Dress Up Your Décor with Stones
Rocks and stones are can easily give your house a cool, earthy touch of nature. Start by arranging small and medium-sized stones in an opaque vase for a nifty rock terrarium; or, situate pebbles around live potted plants and flowers. If you’re looking for a more permanent solution, consider using stones as a backsplash to your kitchen or bathroom décor.

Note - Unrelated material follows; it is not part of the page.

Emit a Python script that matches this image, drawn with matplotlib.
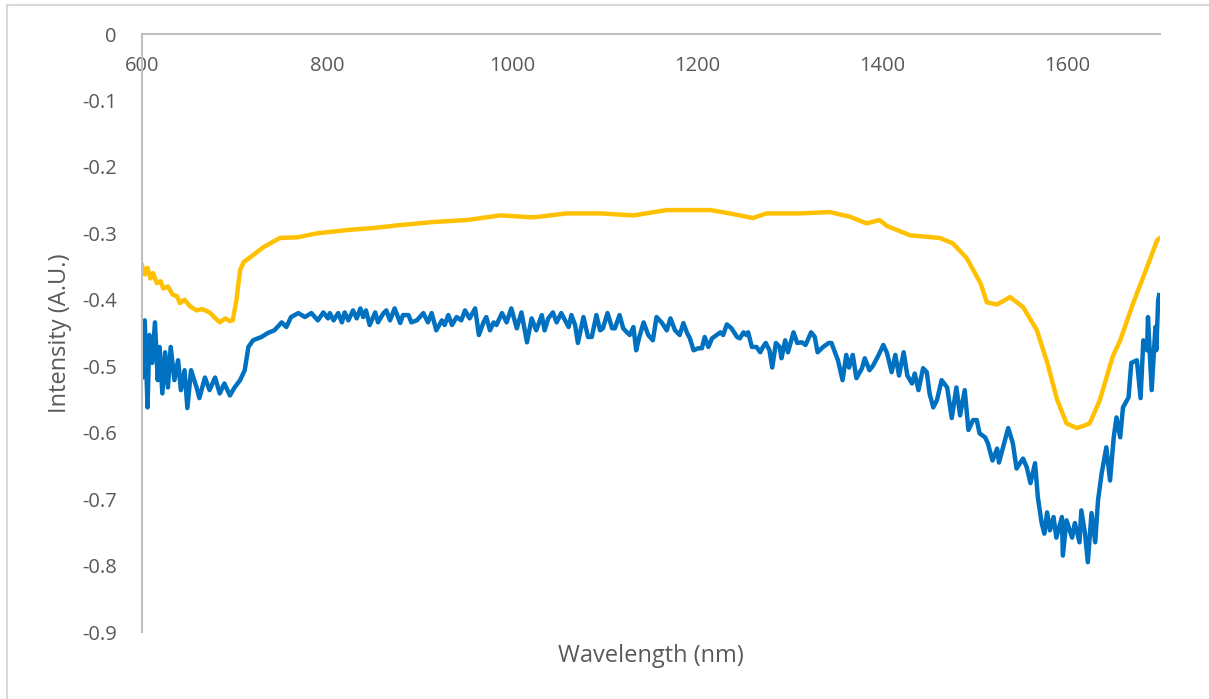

If you find your particular natural geodes somewhat boring, you don’t have to settle for the rocks in your backyard. Gemstones and agates are beautiful natural elements that easily add a flashy pop of color to a shelf, or mantel. You can even use well-cut agates as coasters that your guests will rave about.
Embrace Your Wild Side
Elements reminiscent of wild animals often provide fun and beautiful ways to bring a sense of nature indoors. Animal-print accents like throw pillows, baskets, and wall art can make cute and subtle touches of the wild – but don’t be afraid to think beyond that. A fur rug adds an intriguing and cozy texture to your hardwood flooring, for a simultaneously wild and soft touch. Decorating your bathrooms with seashells, and other ocean-inspired elements, is a great way to bring the sea life into your home. Keeping pet fish, or hanging shed antlers, bring striking natural animal elements to your indoor space.
Be More Open
It seems like such a simple solution, but it’s often passed over – one of the easiest ways to bring in nature is opening up your doors and windows when it’s nice out! Let the natural breeze run through your home, so you can breathe the outside air, even when you’re attending to indoor tasks. Even simply remembering to open the drapes each morning can make a huge difference in how light and fresh your home feels. If it’s a hot and muggy day, or chilly outside, turn on the ceiling fan to give you a touch of a “man-made” breeze that will make it feel like you’re sitting outside.
With these ideas in mind, you can create a livable indoor space that still allows you be connected to the great outdoors. Which one will you start with, on your journey to redecorating your space with nature? Is there anything you’d like to incorporate into your design, but aren’t sure how?